## TASK TO COMPLETE
Identify and reproduce every line holding the string "with".

Start GIVEN DATA

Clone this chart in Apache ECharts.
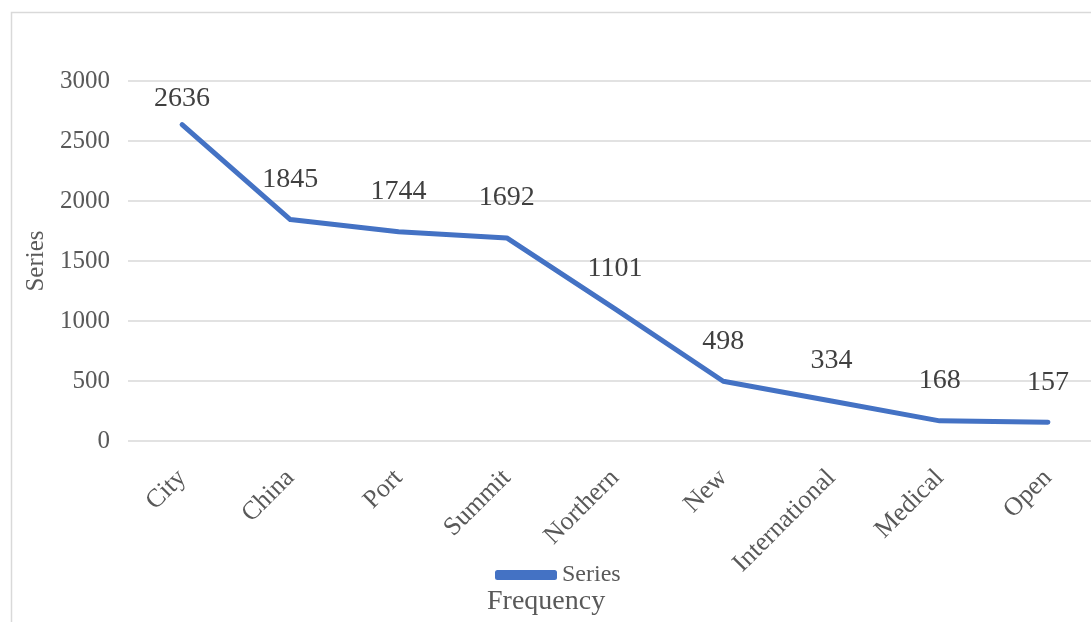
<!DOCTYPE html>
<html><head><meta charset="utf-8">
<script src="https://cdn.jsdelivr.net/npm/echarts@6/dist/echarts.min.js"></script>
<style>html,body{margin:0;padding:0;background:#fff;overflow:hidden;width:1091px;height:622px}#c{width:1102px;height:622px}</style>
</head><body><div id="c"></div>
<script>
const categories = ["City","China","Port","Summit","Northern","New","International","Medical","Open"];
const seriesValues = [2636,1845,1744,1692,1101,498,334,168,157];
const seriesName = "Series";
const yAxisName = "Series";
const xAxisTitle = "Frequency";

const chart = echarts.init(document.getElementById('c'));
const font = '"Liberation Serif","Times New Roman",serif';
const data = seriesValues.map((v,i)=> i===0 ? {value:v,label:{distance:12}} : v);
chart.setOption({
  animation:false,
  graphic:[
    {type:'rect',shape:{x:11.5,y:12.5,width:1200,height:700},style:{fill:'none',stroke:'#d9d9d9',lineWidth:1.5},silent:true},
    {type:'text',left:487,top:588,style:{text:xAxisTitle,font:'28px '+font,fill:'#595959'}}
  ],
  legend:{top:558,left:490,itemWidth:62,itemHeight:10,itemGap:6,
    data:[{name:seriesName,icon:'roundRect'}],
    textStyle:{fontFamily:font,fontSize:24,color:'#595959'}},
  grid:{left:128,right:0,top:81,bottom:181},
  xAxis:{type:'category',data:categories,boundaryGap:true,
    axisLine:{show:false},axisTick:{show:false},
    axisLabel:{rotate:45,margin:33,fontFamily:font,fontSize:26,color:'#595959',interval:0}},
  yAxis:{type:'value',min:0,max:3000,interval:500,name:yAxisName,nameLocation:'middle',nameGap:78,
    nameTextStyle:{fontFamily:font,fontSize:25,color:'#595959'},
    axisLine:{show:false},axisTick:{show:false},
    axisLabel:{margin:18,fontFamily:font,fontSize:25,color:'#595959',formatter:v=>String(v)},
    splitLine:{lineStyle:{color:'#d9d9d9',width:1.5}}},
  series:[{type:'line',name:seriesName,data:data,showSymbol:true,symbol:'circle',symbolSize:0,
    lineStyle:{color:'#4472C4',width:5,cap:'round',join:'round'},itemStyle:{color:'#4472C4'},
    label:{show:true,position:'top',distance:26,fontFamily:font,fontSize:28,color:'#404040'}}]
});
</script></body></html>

End GIVEN DATA
Start GIVEN DATA

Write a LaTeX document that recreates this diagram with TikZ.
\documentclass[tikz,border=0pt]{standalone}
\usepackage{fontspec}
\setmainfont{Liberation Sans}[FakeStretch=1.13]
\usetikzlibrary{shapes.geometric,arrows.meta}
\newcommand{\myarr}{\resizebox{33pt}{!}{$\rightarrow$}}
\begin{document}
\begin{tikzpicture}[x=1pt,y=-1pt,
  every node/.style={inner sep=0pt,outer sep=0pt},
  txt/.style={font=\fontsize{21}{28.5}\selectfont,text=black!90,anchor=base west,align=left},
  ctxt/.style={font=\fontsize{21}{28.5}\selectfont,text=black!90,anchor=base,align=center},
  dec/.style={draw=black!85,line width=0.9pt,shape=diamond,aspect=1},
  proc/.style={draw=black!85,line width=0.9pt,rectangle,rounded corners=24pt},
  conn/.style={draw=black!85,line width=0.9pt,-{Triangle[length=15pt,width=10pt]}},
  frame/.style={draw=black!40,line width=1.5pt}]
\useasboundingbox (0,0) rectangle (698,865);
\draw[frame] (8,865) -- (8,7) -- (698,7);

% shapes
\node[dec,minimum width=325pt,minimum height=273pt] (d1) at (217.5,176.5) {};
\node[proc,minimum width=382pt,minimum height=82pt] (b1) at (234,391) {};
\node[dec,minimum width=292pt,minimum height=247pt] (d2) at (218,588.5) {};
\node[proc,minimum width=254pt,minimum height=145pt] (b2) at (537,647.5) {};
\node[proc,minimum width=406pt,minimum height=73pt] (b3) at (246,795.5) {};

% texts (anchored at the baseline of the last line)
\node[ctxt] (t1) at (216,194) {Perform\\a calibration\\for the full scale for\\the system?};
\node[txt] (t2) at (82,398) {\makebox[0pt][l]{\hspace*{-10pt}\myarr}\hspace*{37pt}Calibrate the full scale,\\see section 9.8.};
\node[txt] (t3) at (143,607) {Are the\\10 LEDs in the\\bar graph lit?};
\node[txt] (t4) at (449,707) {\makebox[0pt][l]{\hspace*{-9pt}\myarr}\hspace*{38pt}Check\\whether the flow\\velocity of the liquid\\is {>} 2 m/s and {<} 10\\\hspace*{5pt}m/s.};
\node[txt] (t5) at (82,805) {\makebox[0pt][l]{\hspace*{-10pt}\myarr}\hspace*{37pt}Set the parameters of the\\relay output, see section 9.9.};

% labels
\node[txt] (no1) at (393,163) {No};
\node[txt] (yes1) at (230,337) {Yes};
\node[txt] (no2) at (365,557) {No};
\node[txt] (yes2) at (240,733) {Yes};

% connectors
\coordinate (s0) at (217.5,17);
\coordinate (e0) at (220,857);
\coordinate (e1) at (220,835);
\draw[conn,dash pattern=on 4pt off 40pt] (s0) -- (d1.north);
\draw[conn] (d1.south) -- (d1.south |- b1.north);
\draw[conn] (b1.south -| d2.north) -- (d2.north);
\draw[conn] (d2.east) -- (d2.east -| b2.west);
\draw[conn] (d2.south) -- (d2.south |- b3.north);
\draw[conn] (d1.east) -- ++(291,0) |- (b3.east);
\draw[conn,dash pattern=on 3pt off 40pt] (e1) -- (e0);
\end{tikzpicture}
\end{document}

End GIVEN DATA
Start GIVEN DATA

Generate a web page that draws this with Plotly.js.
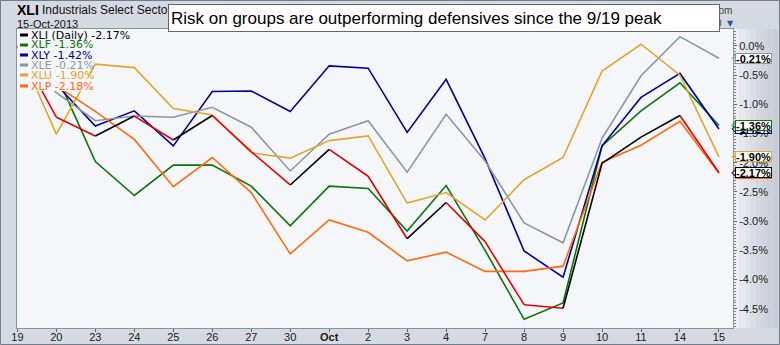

End GIVEN DATA

## RESULT OF THIS EXERCISE
Write a LaTeX document that recreates this diagram with TikZ.
Generate a web page that draws this with Plotly.js.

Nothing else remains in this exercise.